A fotografia sempre marcou momentos históricos. A imagem visual pode ser desencadeadora ou reforçadora de crises. A todo tempo, por meio das imagens visuais, novas sensações são provocadas nos espectadores - medo, repulsa, curiosidade, emoção, expectativa.  

No livro A Câmara Clara, Roland Barthes propõe uma história dos olhares sobre a fotografia, para além da abordagem técnica, histórica ou sociológica. Segundo Barthes, em muitos casos, os olhares tornam-se mais poderosos que os fatos, os números ou as informações. 

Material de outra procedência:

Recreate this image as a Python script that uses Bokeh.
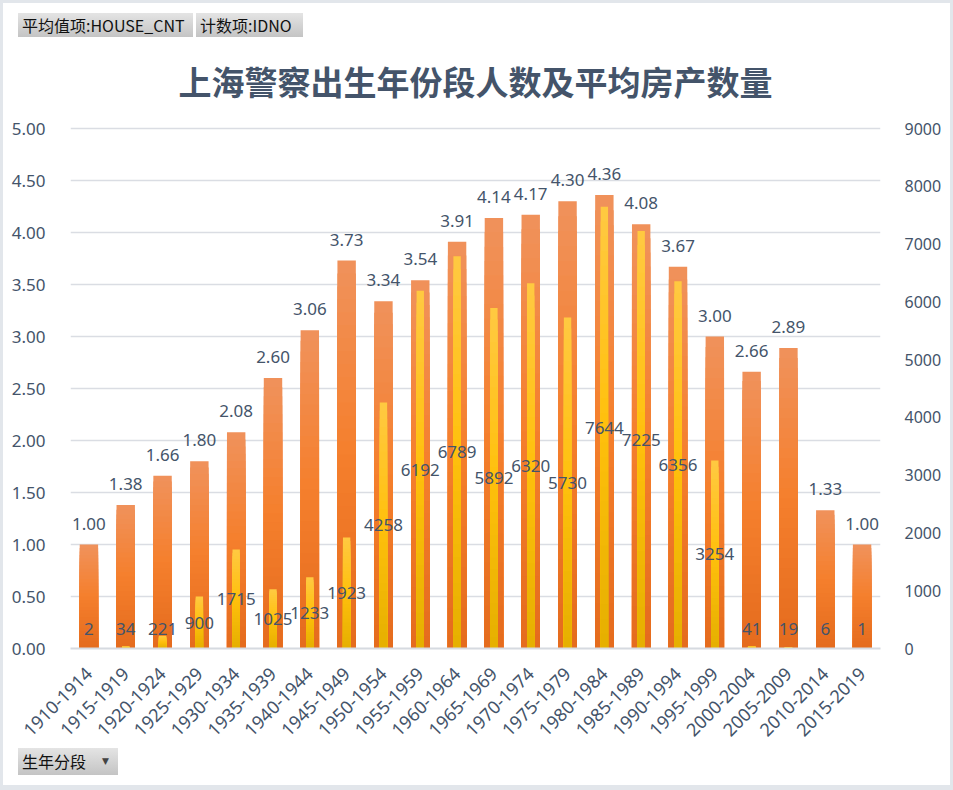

O semiólogo francês também apresenta em sua obra uma categoria desconcertante e original chamada Punctum, que remete à pontuação. No latim, o termo designa "pequena picada", "buraco", "mancha", "corte". Constitui uma ruptura no olhar do espectador, que parte da cena, como uma flecha a cortar. 

A imagem que estampou a capa da Folha de São Paulo na última quinta-feira, 19, pode ser observada a partir desse conceito de Punctum. Mesmo se tratando de uma fotomontagem, técnica utilizada muitas vezes na imprensa, a polêmica imagem provoca no espectador a forte sensação de corte no olhar - por trazer um vidro trincado e a imagem do presidente atrás. 

Alguns podem achar que essa capa faz uma radiografia do momento atual do país. Um grupo considerável, porém, questiona o momento e o contexto em que esta imagem foi veiculada, e o quanto em nada contribui para a pacificação do país e para a legitimação do atual governo. Os mais críticos relembram outros episódios semelhantes, em que houve falta de sensibilidade editorial ou objetivos implícitos nas imagens veiculadas.  

Enquanto alguns enxergam ameaça de ruptura, outros poderão ver o vidro trincado, com um presidente confiante atrás, como resistência democrática. Tudo é uma questão de ponto de vista do espectador. Particularmente, como cidadã, prefiro a segunda hipótese. 

Um consenso, porém, já existe: é difícil ficar impassível e neutro diante desta capa. Imagens carregadas de Punctum perpetuam-se no tempo e ajudam a construir a história. Mesmo criticada, essa capa possivelmente nos ajudará a compreender melhor no futuro a complexidade deste janeiro de 2023. 

Como disse a própria fotógrafa Gabriela Biló, autora da imagem, diante da polêmica gerada: "há sentimentos ambíguos e leituras diferentes". E todos são válidos, na sua opinião.  

Onde está a mensagem final? Na imagem projetada ou na retina de quem vê? Ou em uma instância que surge a partir dessa simbiose? Fica mais esse questionamento, sem nenhuma pretensão de ter a resposta definitiva, apenas como um olhar semiológico possível a mais este fato envolvendo a imprensa brasileira. 

Laura Glüer é jornalista e professora universitária.